Pascal afirmaba que “todas las miserias humanas prueban la grandeza del ser humano: son miserias de gran señor, miserias de rey destronado”. El cristianismo añade a este conocimiento propio el conocimiento de Dios, quien eleva nuestra dignidad a través de su amor y redención. Este reconocimiento de nuestra condición imperfecta, unido al conocimiento de Dios, es lo que nos da la fuerza para avanzar sin perder la paz.
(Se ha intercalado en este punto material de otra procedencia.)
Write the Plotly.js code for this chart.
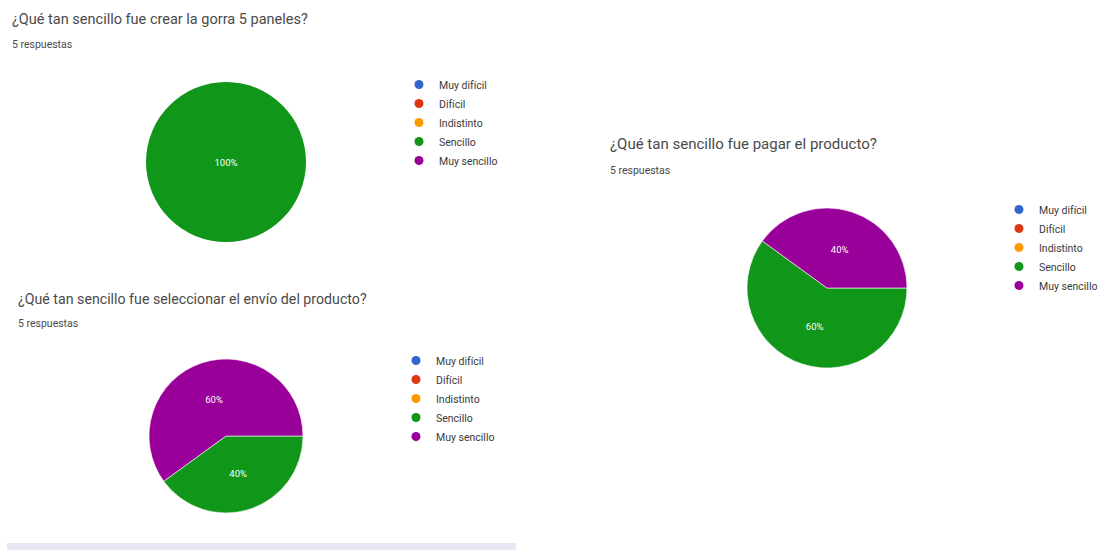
<!DOCTYPE html>
<html>
<head>
<meta charset="utf-8">
<script src="https://cdn.plot.ly/plotly-3.0.1.min.js"></script>
<style>html,body{margin:0;padding:0;background:#fff;}#chart{width:1106px;height:550px;}</style>
</head>
<body>
<div id="chart"></div>
<script>
const categories = ["Muy difícil", "Difícil", "Indistinto", "Sencillo", "Muy sencillo"];
const colors = ["#3366cc", "#dc3912", "#ff9900", "#109618", "#990099"];
const titles = [
  "¿Qué tan sencillo fue crear la gorra 5 paneles?",
  "¿Qué tan sencillo fue pagar el producto?",
  "¿Qué tan sencillo fue seleccionar el envío del producto?"
];
const subtitle = "5 respuestas";
const valuesGorra = [0, 0, 0, 5, 0];
const valuesPagar = [0, 0, 0, 3, 2];
const valuesEnvio = [0, 0, 0, 2, 3];

const W = 1106, H = 550;
const px = v => v / W;
const py = v => 1 - v / H;

function pie(values, dom, lw) {
  return {
    type: "pie", labels: categories, values: values, sort: false,
    direction: "clockwise", rotation: 90,
    marker: {colors: colors, line: {color: "#ffffff", width: lw}},
    textinfo: "percent", textposition: "inside", insidetextorientation: "horizontal",
    textfont: {color: "#ffffff", size: 9.5, family: "Roboto"},
    showlegend: false, hoverinfo: "label+percent",
    domain: dom
  };
}

const data = [
  pie(valuesGorra, {x: [px(146), px(306)], y: [py(242), py(82)]}, 0),
  pie(valuesPagar, {x: [px(747), px(907)], y: [py(368), py(208)]}, 0.6),
  pie(valuesEnvio, {x: [px(149), px(303)], y: [py(513), py(359)]}, 0.6)
];

const legendIds = ["legend", "legend2", "legend3"];
legendIds.forEach(lid => {
  categories.forEach((c, i) => {
    data.push({
      type: "scatter", mode: "markers", x: [null], y: [null], name: c,
      marker: {color: colors[i], size: 9, symbol: "circle"},
      legend: lid, showlegend: true, hoverinfo: "skip"
    });
  });
});

function legendCfg(x, y) {
  return {x: px(x), y: py(y), xanchor: "left", yanchor: "top",
    font: {family: "Roboto", size: 10.5, color: "#3a3a3a"},
    bgcolor: "rgba(0,0,0,0)", tracegroupgap: 0, itemclick: false};
}

const annotations = [];
const titlePos = [[10, 19, 45, 14.5], [608, 144, 170, 15], [16, 299, 323, 14.2]];
titlePos.forEach((p, i) => {
  annotations.push({xref: "paper", yref: "paper", x: px(p[0]), y: py(p[1]), xanchor: "left", yanchor: "middle",
    text: titles[i], showarrow: false, font: {family: "Roboto", size: p[3], color: "#4a4a4a"}});
  annotations.push({xref: "paper", yref: "paper", x: px(p[0]), y: py(p[2]), xanchor: "left", yanchor: "middle",
    text: subtitle, showarrow: false, font: {family: "Roboto", size: 10.5, color: "#4a4a4a"}});
});

const layout = {
  width: W, height: H, margin: {l: 0, r: 0, t: 0, b: 0, autoexpand: false},
  paper_bgcolor: "#ffffff", plot_bgcolor: "#ffffff",
  xaxis: {visible: false}, yaxis: {visible: false},
  legend: legendCfg(399, 70),
  legend2: legendCfg(999, 195),
  legend3: legendCfg(396, 346),
  annotations: annotations,
  shapes: [{type: "rect", xref: "paper", yref: "paper", x0: px(7), x1: px(516), y0: 0, y1: 7 / H,
    fillcolor: "#e8e7f4", line: {width: 0}}]
};

Plotly.newPlot("chart", data, layout, {displayModeBar: false, staticPlot: true});
</script>
</body>
</html>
El amor propio: obstáculo para la humildad
El amor propio entendido como egoico es el enemigo constante de la humildad. Nos hace susceptibles, impacientes y orgullosos, deseando la validación constante de nuestros actos. Nos lleva a juzgar las acciones de los demás, mientras nos llenamos de orgullo por nuestras propias "virtudes". Sin embargo, la verdadera humildad reconoce que todo bien proviene de Dios, y que nuestro progreso espiritual solo es posible con su ayuda.
Este enemigo, el amor propio, es astuto y se alimenta incluso de nuestras virtudes. Cuando logramos avanzar en el camino espiritual, el amor propio puede atribuirse el mérito, y si no somos vigilantes, puede hacernos caer en el orgullo. Es fundamental estar conscientes de esto y pedir continuamente la gracia de la verdadera humildad, que nos mantiene dependientes de Dios.
Conquistar la humildad: un camino de lucha continua
La humildad es un camino medio entre la presunción y el pesimismo, ambos nacidos de la soberbia. No se trata de despreciarnos ni de pensar que no somos valiosos, sino de reconocer nuestra pequeñez y, al mismo tiempo, la grandeza de Dios que obra en nosotros. Como enseñaba San Francisco de Osuna, “cuanto más se eleva una criatura, más necesita de Dios”.
Esta virtud, aunque difícil de adquirir, es el secreto del progreso espiritual. Nos enseña a no perder la paz cuando reconocemos nuestras imperfecciones, sino a usarlas como un estímulo para nuestro mejoramiento. El cristiano humilde no se desanima por sus fracasos, porque sabe que cada caída es una oportunidad para confiar más en Dios y menos en sí mismo.
El fruto de la humildad: la confianza en Dios
La humildad no solo nos hace conscientes de nuestra necesidad de Dios, sino que nos lleva a una confianza audaz en su misericordia. La parábola del hijo pródigo (Lucas 15,11-32) es un claro ejemplo de cómo la humildad nos lleva de vuelta a los brazos del Padre. No importa cuántas veces hayamos fallado, la humildad nos enseña a levantarnos y a volver a Dios con el corazón arrepentido.
Santa Teresa de Lisieux, quien es un gran ejemplo de humildad confiada, decía que “aunque tuviera sobre la conciencia todos los pecados que pueden cometerse, iría con el corazón roto por el arrepentimiento a arrojarme en los brazos de Jesús, porque sé cuánto ama al hijo pródigo que vuelve a Él”.
Conclusión: vivir la humildad como camino hacia la santidad
La humildad nos lleva a vivir en la verdad. Es el reconocimiento de nuestra pequeñez, pero también de la grandeza de Dios que actúa en nuestras vidas. No es una virtud que se conquista de una vez por todas, sino una lucha continua contra el amor propio. Nos enseña a aceptar nuestras limitaciones con paz, a confiar en la gracia de Dios, y a depender cada vez más de Él.
Si bien el camino de la humildad es difícil, la recompensa es grande: un corazón que vive en paz, confiado en Dios, y siempre dispuesto a servirle con mayor generosidad. Recordemos las palabras del Señor: “Aprended de mí, que soy manso y humilde de corazón, y encontraréis descanso para vuestras almas” (Mateo 11,29).